▶ Set exercise: Leave out the pictures, and write out exactly the lines from the beginning of the material to the line holding "9.83, 9.85, 9.80]", that line included, and nothing else.

▶ Provided material:
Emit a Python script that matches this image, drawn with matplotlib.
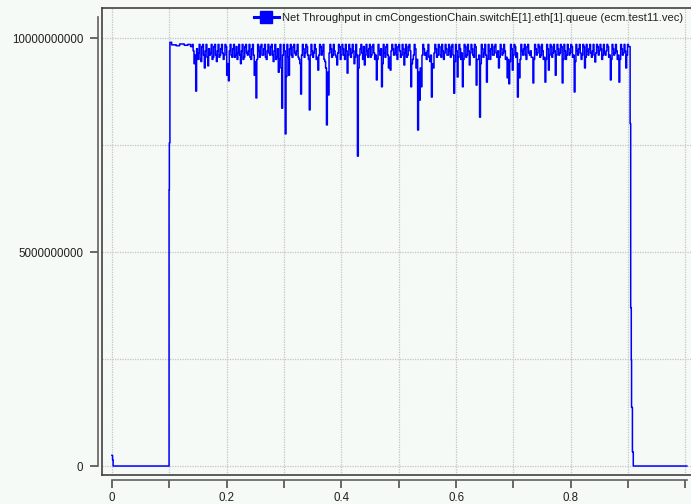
import numpy as np
import matplotlib
matplotlib.use("Agg")
import matplotlib.pyplot as plt
from matplotlib.lines import Line2D

# ---- data (values in units of 1e9 bit/s) ----
start_t = [0.0, 0.001, 0.002, 0.0995, 0.100, 0.101, 0.104, 0.112, 0.118, 0.126, 0.132, 0.137]
start_v = [0.25, 0.14, 0.0, 6.45, 7.55, 9.90, 9.84, 9.82, 9.86, 9.83, 9.85, 9.80]

noise_t0 = 0.140
noise_dt = 0.003
# samples at noise_t0 + i*noise_dt
noise_v = [
    9.85, 9.4, 8.76, 9.5, 9.85, 9.45, 9.85, 9.3, 9.85, 9.35,
    9.6, 9.85, 9.55, 9.85, 9.45, 9.85, 9.6, 9.85, 9.5, 9.85,
    9.13, 9.0, 9.85, 9.55, 9.85, 9.6, 9.5, 9.85, 9.4, 9.85,
    9.55, 9.85, 9.6, 9.85, 9.5, 9.85, 9.13, 8.6, 9.85, 9.55,
    9.85, 9.6, 9.85, 9.5, 9.85, 9.6, 9.85, 9.45, 9.85, 9.55,
    9.2, 9.85, 8.36, 9.85, 7.76, 9.85, 9.13, 9.85, 9.55, 9.85,
    9.6, 9.85, 9.5, 8.69, 9.85, 9.55, 9.85, 9.6, 8.32, 9.85,
    9.55, 9.85, 9.5, 9.25, 9.85, 9.6, 9.85, 9.45, 7.97, 8.67,
    9.85, 9.55, 9.85, 9.6, 9.37, 9.85, 9.5, 9.85, 9.6, 9.85,
    9.18, 9.85, 9.55, 9.85, 9.4, 9.85, 7.24, 9.6, 9.85, 9.5,
    9.37, 9.85, 9.55, 9.85, 9.6, 9.85, 9.5, 9.02, 9.85, 9.6,
    8.86, 9.85, 9.55, 9.85, 9.3, 9.25, 9.85, 9.6, 9.85, 9.5,
    9.85, 9.55, 9.85, 9.37, 9.85, 9.6, 9.85, 8.86, 9.5, 9.85,
    9.3, 7.85, 8.55, 8.86, 9.85, 9.6, 9.5, 9.85, 9.45, 8.62,
    9.3, 9.85, 9.55, 9.85, 9.6, 9.85, 9.5, 9.85, 9.6, 9.85,
    9.55, 9.85, 8.71, 9.85, 9.09, 9.85, 9.5, 8.86, 9.85, 9.55,
    9.85, 9.37, 9.85, 9.6, 9.85, 8.9, 9.5, 8.15, 9.85, 9.55,
    9.85, 8.97, 9.85, 9.5, 9.85, 9.6, 9.85, 9.55, 9.3, 9.85,
    9.6, 9.85, 9.5, 9.07, 8.93, 9.85, 9.25, 9.85, 9.55, 8.62,
    9.07, 9.85, 9.6, 9.85, 9.5, 9.85, 9.6, 9.55, 8.95, 9.85,
    9.6, 9.85, 9.55, 9.85, 9.5, 8.97, 9.85, 9.25, 9.85, 9.55,
    9.85, 9.13, 9.85, 9.6, 9.85, 8.95, 9.85, 9.5, 9.85, 9.6,
    9.85, 9.55, 8.74, 9.85, 9.6, 9.85, 9.5, 9.85, 9.3, 9.85,
    9.6, 9.85, 9.55, 9.85, 9.44, 9.85, 9.6, 9.85, 9.5, 9.85,
    9.6, 9.85, 9.55, 9.02, 9.85, 9.6, 9.85, 9.5, 8.97, 9.85,
    9.6, 9.85, 9.3, 9.85,
]
# samples half-way between the above (at noise_t0 + i*noise_dt + noise_dt/2)
noise_v_mid = [
    9.7, 9.6, 9.75, 9.65, 9.5, 9.8, 9.6, 9.7, 9.55, 9.75,
    9.65, 9.5, 9.8, 9.6, 9.7, 9.55, 9.75, 9.65, 9.6, 9.8,
    9.4, 9.7, 9.6, 9.75, 9.55, 9.8, 9.65, 9.6, 9.7, 9.5,
    9.8, 9.65, 9.7, 9.55, 9.75, 9.6, 9.45, 9.5, 9.7, 9.8,
    9.6, 9.75, 9.55, 9.7, 9.65, 9.8, 9.6, 9.7, 9.5, 9.75,
    9.5, 9.3, 9.6, 9.7, 9.1, 9.55, 9.75, 9.6, 9.8, 9.65,
    9.7, 9.55, 9.4, 9.6, 9.75, 9.65, 9.8, 9.5, 9.6, 9.7,
    9.65, 9.75, 9.55, 9.6, 9.8, 9.7, 9.5, 9.3, 9.2, 9.65,
    9.75, 9.6, 9.7, 9.55, 9.65, 9.8, 9.6, 9.75, 9.5, 9.7,
    9.6, 9.75, 9.65, 9.7, 9.55, 9.6, 9.3, 9.75, 9.65, 9.8,
    9.6, 9.7, 9.75, 9.55, 9.8, 9.65, 9.6, 9.5, 9.7, 9.75,
    9.4, 9.65, 9.8, 9.6, 9.55, 9.7, 9.75, 9.65, 9.6, 9.8,
    9.7, 9.6, 9.75, 9.65, 9.55, 9.8, 9.7, 9.4, 9.6, 9.75,
    9.5, 9.2, 9.3, 9.6, 9.75, 9.65, 9.7, 9.55, 9.6, 9.4,
    9.65, 9.75, 9.6, 9.8, 9.55, 9.7, 9.65, 9.75, 9.6, 9.7,
    9.8, 9.6, 9.45, 9.7, 9.55, 9.75, 9.65, 9.5, 9.8, 9.6,
    9.7, 9.65, 9.75, 9.55, 9.8, 9.5, 9.6, 9.4, 9.75, 9.65,
    9.6, 9.5, 9.7, 9.75, 9.6, 9.8, 9.65, 9.7, 9.55, 9.75,
    9.65, 9.7, 9.55, 9.5, 9.45, 9.75, 9.6, 9.8, 9.65, 9.4,
    9.5, 9.7, 9.75, 9.6, 9.8, 9.65, 9.7, 9.55, 9.5, 9.75,
    9.65, 9.8, 9.6, 9.7, 9.55, 9.5, 9.75, 9.6, 9.8, 9.65,
    9.7, 9.6, 9.75, 9.65, 9.8, 9.5, 9.7, 9.6, 9.75, 9.65,
    9.8, 9.6, 9.45, 9.7, 9.75, 9.65, 9.6, 9.8, 9.55, 9.7,
    9.75, 9.65, 9.7, 9.6, 9.65, 9.8, 9.7, 9.75, 9.6, 9.65,
    9.7, 9.8, 9.6, 9.5, 9.75, 9.65, 9.7, 9.6, 9.5, 9.75,
    9.65, 9.7, 9.6, 9.8,
]

end_t = [0.9035, 0.9045, 0.9055, 0.9060, 0.9075, 0.9090, 1.0025]
end_v = [8.00, 3.70, 2.48, 1.37, 0.33, 0.0, 0.0]

x_major = [0, 0.2, 0.4, 0.6, 0.8]
x_major_labels = ["0", "0.2", "0.4", "0.6", "0.8"]
x_minor = [0.1, 0.3, 0.5, 0.7, 0.9, 1.0]
y_major = [0, 5e9, 1e10]
y_major_labels = ["0", "5000000000", "10000000000"]
y_minor = [2.5e9, 7.5e9]

legend_label = "Net Throughput in cmCongestionChain.switchE[1].eth[1].queue (ecm.test11.vec)"

# ---- build series ----
noise_t, noise_all = [], []
for i, (a, b) in enumerate(zip(noise_v, noise_v_mid)):
    ti = noise_t0 + noise_dt * i
    noise_t += [round(ti, 5), round(ti + noise_dt / 2, 5)]
    noise_all += [a, b]
t = np.array(start_t + noise_t + end_t)
v = np.array(start_v + noise_all + end_v) * 1e9

bg = "#f6faf7"
fig = plt.figure(figsize=(6.91, 5.04), dpi=100, facecolor=bg)
plt.rcParams['font.family'] = ['Liberation Sans', 'DejaVu Sans']

W, H = 691, 504
left, right, top, bottom = 101.5, 692, 8, 475
ax = fig.add_axes([left / W, 1 - bottom / H, (right - left) / W, (bottom - top) / H])
ax.set_facecolor(bg)

ax.plot(t, v, drawstyle='steps-post', color='#0000ff', lw=1.1, label=legend_label)

ax.set_xlim(-0.0183, 1.0114)
ax.set_ylim(-0.021e10, 1.0701e10)

frame_c = '#404040'
for s in ['top', 'right']:
    ax.spines[s].set_color(frame_c)
    ax.spines[s].set_linewidth(1.2)
ax.add_line(Line2D([0, 0], [0, 1], transform=ax.transAxes, color=frame_c, lw=1.2, clip_on=False))
ax.add_line(Line2D([0, 1], [0, 0], transform=ax.transAxes, color=frame_c, lw=1.2, clip_on=False))

ax.spines['left'].set_position(('outward', 2.3))
ax.spines['bottom'].set_position(('outward', 3.6))
ax.spines['left'].set_bounds(0, 1.049e10)
ax.spines['bottom'].set_bounds(0, 1.0026)
for s in ['left', 'bottom']:
    ax.spines[s].set_color('#606060')
    ax.spines[s].set_linewidth(1.2)

ax.set_xticks(x_major)
ax.set_xticklabels(x_major_labels)
ax.set_xticks(x_minor, minor=True)
ax.set_yticks(y_major)
ax.set_yticklabels(y_major_labels)
ax.set_yticks(y_minor, minor=True)

ax.tick_params(axis='x', which='both', length=5.5, width=1.1, color='#404040',
               labelsize=8.3, pad=3, labelcolor='#202020')
ax.tick_params(axis='y', which='major', length=5.8, width=1.1, color='#404040',
               labelsize=8.3, pad=5, labelcolor='#202020')
ax.tick_params(axis='y', which='minor', length=0)

ax.grid(True, which='both', color='#c4c4c4', linestyle=(0, (1, 1)), lw=0.9)
ax.set_axisbelow(True)

handle = Line2D([], [], color='#0000ff', lw=2.2, marker='s', markersize=8.5)
leg = fig.legend([handle], [legend_label], loc='center left',
                 bbox_to_anchor=(254 / W, 1 - 18 / H), frameon=False,
                 fontsize=8.1, handlelength=2.2, handletextpad=0.3, borderaxespad=0,
                 borderpad=0)
for txt in leg.get_texts():
    txt.set_color('#202020')

fig.savefig("out.png", dpi=100, facecolor=bg)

▶ Task solution:
Emit a Python script that matches this image, drawn with matplotlib.
import numpy as np
import matplotlib
matplotlib.use("Agg")
import matplotlib.pyplot as plt
from matplotlib.lines import Line2D

# ---- data (values in units of 1e9 bit/s) ----
start_t = [0.0, 0.001, 0.002, 0.0995, 0.100, 0.101, 0.104, 0.112, 0.118, 0.126, 0.132, 0.137]
start_v = [0.25, 0.14, 0.0, 6.45, 7.55, 9.90, 9.84, 9.82, 9.86, 9.83, 9.85, 9.80]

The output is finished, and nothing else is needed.